Although there was no real need for the authority to get involved with developer Bernard McNamara, financier Derek Quinlan, and Anglo Irish Bank in acquiring the former Irish Glass Bottle site in Ringsend, it recklessly plunged into this costly quagmire by signing up for a share of the development consortium, Becbay Ltd — and, of course, its liabilities. That anyone could have imagined this 25-acre site was worth €412 million, even in the property bubble of 2006, is beyond belief. The upshot is that taxpayers are poorer by €52 million as a direct result of that wholly misguided adventure — a sum marginally greater than the site’s value in today’s market.

There is little new in the comptroller’s special report on the DDDA, other than its revelation that the authority misled the Department of the Environment about the size of the transaction when it sought approval at the time for an increase in its borrowing limits. “The authority had informed the department that the value of the site was approximately €220 million while an outlay of over €400 million was being contemporaneously discussed”, the report says. Yet Mary Moylan, assistant secretary then in charge of the Department’s planning division, was a member of the DDDA’s executive board at the time and presumably knew what was going on. There was also the issue of conflicts of interest, as one of her fellow board members, Seán Fitzpatrick, was chairman of Anglo Irish Bank, which was funding acquisition of the site, while the authority’s then chairman, Lar Bradshaw, was a non-executive director of Anglo. However, as the comptroller’s report says, “the executive board minutes do not record disclosure of any other personal, professional or business interests of board members that could represent a conflict of interest in relation to the acquisition of the Irish Glass Bottle site”.

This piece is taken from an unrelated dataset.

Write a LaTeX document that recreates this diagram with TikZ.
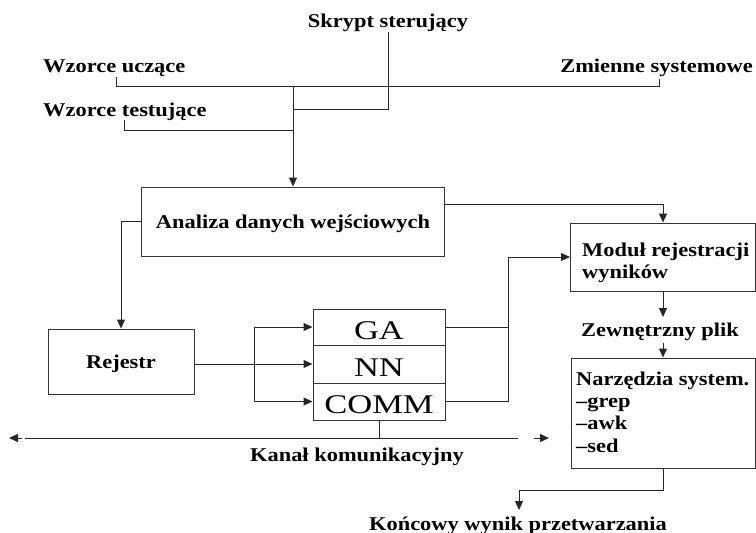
\documentclass[tikz,border=0pt]{standalone}
\usepackage{fontspec}
\setmainfont{Liberation Serif}
\newfontfamily\lblfont[FakeStretch=1.15]{Liberation Serif}
\newfontfamily\cellfont[FakeStretch=1.28]{Liberation Serif}
\usetikzlibrary{arrows.meta}

\begin{document}
\begin{tikzpicture}[x=1pt,y=-1pt,
  lbl/.style={font=\lblfont\bfseries\fontsize{19.5}{22.4}\selectfont, inner sep=0pt, anchor=base},
  box/.style={draw=black!80, line width=1pt, inner sep=0pt},
  boxtxt/.style={box, font=\lblfont\bfseries\fontsize{19.5}{22.4}\selectfont, text height=15pt, text depth=2pt},
  cell/.style={box, minimum width=132pt, font=\cellfont\fontsize{27}{27}\selectfont, text height=24pt, text depth=0pt},
  wire/.style={line width=1pt, draw=black!85},
  arr/.style={wire, -{Triangle[length=9pt,width=8pt]}}
]
\useasboundingbox (0,0) rectangle (756,533);

% inputs at the top
\node[lbl] (skr) at (388,27) {Skrypt sterujący};
\node[lbl, anchor=base west] (wzu) at (43,72) {Wzorce uczące};
\node[lbl, anchor=base west] (wzt) at (43,116) {Wzorce testujące};
\node[lbl, anchor=base east] (zmi) at (753,72.5) {Zmienne systemowe};

% processing blocks
\node[boxtxt, minimum width=303pt, minimum height=69pt] (ana) at (293,221.5) {Analiza danych wejściowych};
\node[boxtxt, minimum width=146pt, minimum height=65pt] (rej) at (121,361.5) {Rejestr};
\node[cell, minimum height=36pt] (ga) at (379,327) {GA};
\node[cell, minimum height=38pt] (nn) at (379,364) {NN};
\node[cell, minimum height=37pt] (comm) at (379,401.5) {COMM};

\node[box, minimum width=185pt, minimum height=68pt] (mod) at (663,257) {};
% multi-line labels are anchored at the baseline of their last line
\node[lbl, anchor=base west, align=left] (modt) at (582,278.4) {Moduł rejestracji\\wyników};
\node[lbl] (zew) at (660,336) {Zewnętrzny plik};
\node[box, minimum width=184pt, minimum height=110pt] (nar) at (663,413) {};
\node[lbl, anchor=base west, align=left] (nart) at (576,452.2) {Narzędzia system.\\–grep\\–awk\\–sed};

\node[lbl] (kan) at (357,461) {Kanał komunikacyjny};
\node[lbl] (kon) at (518,530) {Końcowy wynik przetwarzania};

% junction points
\coordinate (uA) at (116,77);
\coordinate (uL) at (116,86);
\coordinate (zL) at (659,86);
\coordinate (zA) at (659,79);
\coordinate (sA) at (388,32);
\coordinate (sJ) at (293,109);
\coordinate (tA) at (124,120);
\coordinate (tJ) at (293,130);
\coordinate (trunk) at (293,86);
\coordinate (fork) at (254,364);
\coordinate (bus) at (508,257);
\coordinate (chL) at (25,438);
\coordinate (chR) at (518,438);
\coordinate (tipLb) at (22,438);
\coordinate (tipL) at (9,438);
\coordinate (tipRb) at (534,438);
\coordinate (tipR) at (549,438);
\coordinate (zewIn) at (663,317);
\coordinate (zewOut) at (663,343);
\coordinate (konIn) at (519,510);

% input wiring
\draw[wire] (uA) -- (uL) -- (zL) -- (zA);
\draw[wire] (sA) |- (sJ);
\draw[wire] (tA) |- (tJ);
\draw[arr] (trunk) -- (ana.north);

% data flow
\draw[arr] (ana.west) -| (rej.north);
\draw[arr] ([yshift=-18pt]ana.north east) -| (mod.north);
\draw[wire] (rej.east |- fork) -- (fork);
\draw[arr] (fork) -- (nn.west);
\draw[arr] (fork) |- (ga.west);
\draw[arr] (fork) |- (comm.west);
\draw[wire] (ga.east) -| (bus);
\draw[wire] (comm.east) -| (bus);
\draw[arr] (bus) -- (mod.west);

% communication channel
\draw[wire] (chL) -- (chR);
\draw[wire] (comm.south) -- (comm.south |- chL);
\draw[arr] (tipLb) -- (tipL);
\draw[arr] (tipRb) -- (tipR);

% results
\draw[arr] (mod.south) -- (zewIn);
\draw[arr] (zewOut) -- (nar.north);
\draw[arr] (nar.south) -- ++(0,22) -| (konIn);
\end{tikzpicture}
\end{document}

All of this was documented in two reports published in April 2010 by then minister for the environment John Gormley, one dealing with corporate governance in the DDDA and the other with the authority’s discharge of its planning functions. Those reports were equally damning. Gormley had already appointed Prof Niamh Brennan, wife of his long-time political rival Michael McDowell, to chair the DDDA, precisely because she is an expert on corporate governance. And she lost no time dealing with the crisis, introducing a wide range of measures to ensure accountability, which included the early retirement of former chief executive Paul Maloney in July 2009. But the crushing burden of the glass bottle site turned the once very pro-active authority into little more than a house for the debt, with an inability to fund any further schemes in the docklands. The Government’s decision that it should be wound up, with its functions taken over by Dublin City Council, recognises that grim reality.